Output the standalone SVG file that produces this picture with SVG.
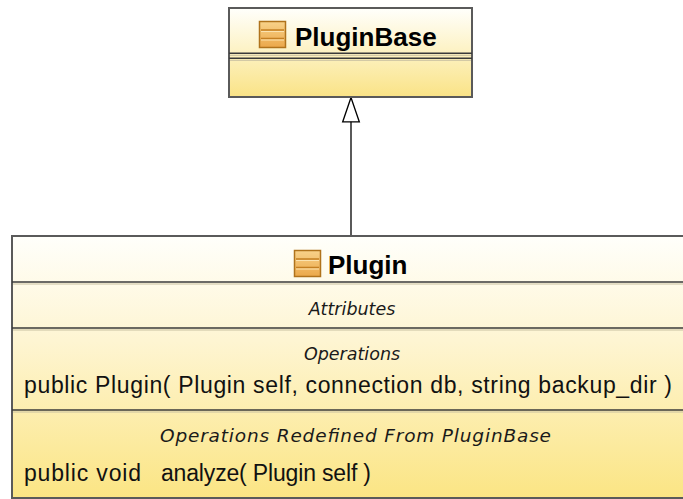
<svg xmlns="http://www.w3.org/2000/svg" width="683" height="499" viewBox="0 0 683 499">
  <defs>
    <linearGradient id="gBase" x1="0" y1="0" x2="0" y2="1">
      <stop offset="0" stop-color="#fffffc"/>
      <stop offset="0.45" stop-color="#fdf3c8"/>
      <stop offset="1" stop-color="#fae386"/>
    </linearGradient>
    <linearGradient id="gPlugin" x1="0" y1="0" x2="0" y2="1">
      <stop offset="0" stop-color="#fffffb"/>
      <stop offset="0.4" stop-color="#fef5d2"/>
      <stop offset="1" stop-color="#fbe584"/>
    </linearGradient>
    <linearGradient id="gIcon" x1="0" y1="0" x2="0" y2="1">
      <stop offset="0" stop-color="#f8d28a"/>
      <stop offset="1" stop-color="#eba84a"/>
    </linearGradient>
    <g id="classIcon">
      <rect x="0.5" y="0.5" width="26" height="26" fill="url(#gIcon)" stroke="#b0731c" stroke-width="1.5"/>
      <line x1="2" y1="9" x2="25" y2="9" stroke="#c47f22" stroke-width="1.5"/>
      <line x1="2" y1="17.5" x2="25" y2="17.5" stroke="#c47f22" stroke-width="1.5"/>
      <line x1="2" y1="10.5" x2="25" y2="10.5" stroke="#fbe3b0" stroke-width="1"/>
      <line x1="2" y1="19" x2="25" y2="19" stroke="#fbe3b0" stroke-width="1"/>
    </g>
    <marker id="hollowTri" markerUnits="userSpaceOnUse" markerWidth="28" markerHeight="20" refX="24" refY="9" orient="auto" viewBox="-1 0 27 18">
      <path d="M24 9 L0.5 1 L0.5 17 Z" fill="#ffffff" stroke="#000000" stroke-width="1.3"/>
    </marker>
  </defs>
  <style>
    .box { stroke: #5a5a5a; stroke-width: 2; }
    .sep { stroke: #3a3a3a; stroke-width: 1.6; }
    .sepl { stroke: #c8c0a0; stroke-width: 1; }
    .title { font-family: "Liberation Sans", Arial, sans-serif; font-weight: bold; font-size: 26px; fill: #000; }
    .comp { font-family: "DejaVu Sans", Verdana, sans-serif; font-style: italic; font-size: 17.5px; fill: #1a1a1a; text-anchor: middle; }
    .body { font-family: "Liberation Sans", Arial, sans-serif; font-size: 23px; fill: #111; }
    .conn { stroke: #000; stroke-width: 1.3; fill: none; }
  </style>

  <g id="connectors">
    <line class="conn" x1="351" y1="237" x2="351" y2="97.5" marker-end="url(#hollowTri)"/>
  </g>

  <g id="PluginBase">
    <rect class="box" x="229" y="8" width="243" height="89" fill="url(#gBase)"/>
    <line class="sep" x1="229" y1="53.3" x2="472" y2="53.3"/>
    <line class="sepl" x1="230" y1="55.3" x2="471" y2="55.3"/>
    <line class="sep" x1="229" y1="58.3" x2="472" y2="58.3"/>
    <line class="sepl" x1="230" y1="60.3" x2="471" y2="60.3"/>
    <use href="#classIcon" x="259" y="21"/>
    <text class="title" x="295" y="45.5">PluginBase</text>
  </g>

  <g id="Plugin">
    <rect class="box" x="12" y="236" width="682" height="262" fill="url(#gPlugin)"/>
    <line class="sep" x1="12" y1="282" x2="694" y2="282"/>
    <line class="sepl" x1="13" y1="284" x2="694" y2="284"/>
    <line class="sep" x1="12" y1="328" x2="694" y2="328"/>
    <line class="sepl" x1="13" y1="330" x2="694" y2="330"/>
    <line class="sep" x1="12" y1="410" x2="694" y2="410"/>
    <line class="sepl" x1="13" y1="412" x2="694" y2="412"/>
    <use href="#classIcon" x="294" y="250"/>
    <text class="title" x="328" y="273.5">Plugin</text>
    <text class="comp" x="352" y="315">Attributes</text>
    <text class="comp" x="352" y="360">Operations</text>
    <text class="body" x="24" y="393" textLength="648" lengthAdjust="spacing">public Plugin( Plugin self, connection db, string backup_dir )</text>
    <text class="comp" x="355.5" y="442" style="font-size:18.5px" textLength="391" lengthAdjust="spacing">Operations Redefined From PluginBase</text>
    <text class="body" x="24" y="481" textLength="117" lengthAdjust="spacing">public void</text>
    <text class="body" x="161" y="481" textLength="210" lengthAdjust="spacing">analyze( Plugin self )</text>
  </g>
</svg>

Instruction:
Return the listing above in full and without alteration, excluding its pictures.

The answer:
Output the standalone SVG file that produces this picture with SVG.
<svg xmlns="http://www.w3.org/2000/svg" width="683" height="499" viewBox="0 0 683 499">
  <defs>
    <linearGradient id="gBase" x1="0" y1="0" x2="0" y2="1">
      <stop offset="0" stop-color="#fffffc"/>
      <stop offset="0.45" stop-color="#fdf3c8"/>
      <stop offset="1" stop-color="#fae386"/>
    </linearGradient>
    <linearGradient id="gPlugin" x1="0" y1="0" x2="0" y2="1">
      <stop offset="0" stop-color="#fffffb"/>
      <stop offset="0.4" stop-color="#fef5d2"/>
      <stop offset="1" stop-color="#fbe584"/>
    </linearGradient>
    <linearGradient id="gIcon" x1="0" y1="0" x2="0" y2="1">
      <stop offset="0" stop-color="#f8d28a"/>
      <stop offset="1" stop-color="#eba84a"/>
    </linearGradient>
    <g id="classIcon">
      <rect x="0.5" y="0.5" width="26" height="26" fill="url(#gIcon)" stroke="#b0731c" stroke-width="1.5"/>
      <line x1="2" y1="9" x2="25" y2="9" stroke="#c47f22" stroke-width="1.5"/>
      <line x1="2" y1="17.5" x2="25" y2="17.5" stroke="#c47f22" stroke-width="1.5"/>
      <line x1="2" y1="10.5" x2="25" y2="10.5" stroke="#fbe3b0" stroke-width="1"/>
      <line x1="2" y1="19" x2="25" y2="19" stroke="#fbe3b0" stroke-width="1"/>
    </g>
    <marker id="hollowTri" markerUnits="userSpaceOnUse" markerWidth="28" markerHeight="20" refX="24" refY="9" orient="auto" viewBox="-1 0 27 18">
      <path d="M24 9 L0.5 1 L0.5 17 Z" fill="#ffffff" stroke="#000000" stroke-width="1.3"/>
    </marker>
  </defs>
  <style>
    .box { stroke: #5a5a5a; stroke-width: 2; }
    .sep { stroke: #3a3a3a; stroke-width: 1.6; }
    .sepl { stroke: #c8c0a0; stroke-width: 1; }
    .title { font-family: "Liberation Sans", Arial, sans-serif; font-weight: bold; font-size: 26px; fill: #000; }
    .comp { font-family: "DejaVu Sans", Verdana, sans-serif; font-style: italic; font-size: 17.5px; fill: #1a1a1a; text-anchor: middle; }
    .body { font-family: "Liberation Sans", Arial, sans-serif; font-size: 23px; fill: #111; }
    .conn { stroke: #000; stroke-width: 1.3; fill: none; }
  </style>

  <g id="connectors">
    <line class="conn" x1="351" y1="237" x2="351" y2="97.5" marker-end="url(#hollowTri)"/>
  </g>

  <g id="PluginBase">
    <rect class="box" x="229" y="8" width="243" height="89" fill="url(#gBase)"/>
    <line class="sep" x1="229" y1="53.3" x2="472" y2="53.3"/>
    <line class="sepl" x1="230" y1="55.3" x2="471" y2="55.3"/>
    <line class="sep" x1="229" y1="58.3" x2="472" y2="58.3"/>
    <line class="sepl" x1="230" y1="60.3" x2="471" y2="60.3"/>
    <use href="#classIcon" x="259" y="21"/>
    <text class="title" x="295" y="45.5">PluginBase</text>
  </g>

  <g id="Plugin">
    <rect class="box" x="12" y="236" width="682" height="262" fill="url(#gPlugin)"/>
    <line class="sep" x1="12" y1="282" x2="694" y2="282"/>
    <line class="sepl" x1="13" y1="284" x2="694" y2="284"/>
    <line class="sep" x1="12" y1="328" x2="694" y2="328"/>
    <line class="sepl" x1="13" y1="330" x2="694" y2="330"/>
    <line class="sep" x1="12" y1="410" x2="694" y2="410"/>
    <line class="sepl" x1="13" y1="412" x2="694" y2="412"/>
    <use href="#classIcon" x="294" y="250"/>
    <text class="title" x="328" y="273.5">Plugin</text>
    <text class="comp" x="352" y="315">Attributes</text>
    <text class="comp" x="352" y="360">Operations</text>
    <text class="body" x="24" y="393" textLength="648" lengthAdjust="spacing">public Plugin( Plugin self, connection db, string backup_dir )</text>
    <text class="comp" x="355.5" y="442" style="font-size:18.5px" textLength="391" lengthAdjust="spacing">Operations Redefined From PluginBase</text>
    <text class="body" x="24" y="481" textLength="117" lengthAdjust="spacing">public void</text>
    <text class="body" x="161" y="481" textLength="210" lengthAdjust="spacing">analyze( Plugin self )</text>
  </g>
</svg>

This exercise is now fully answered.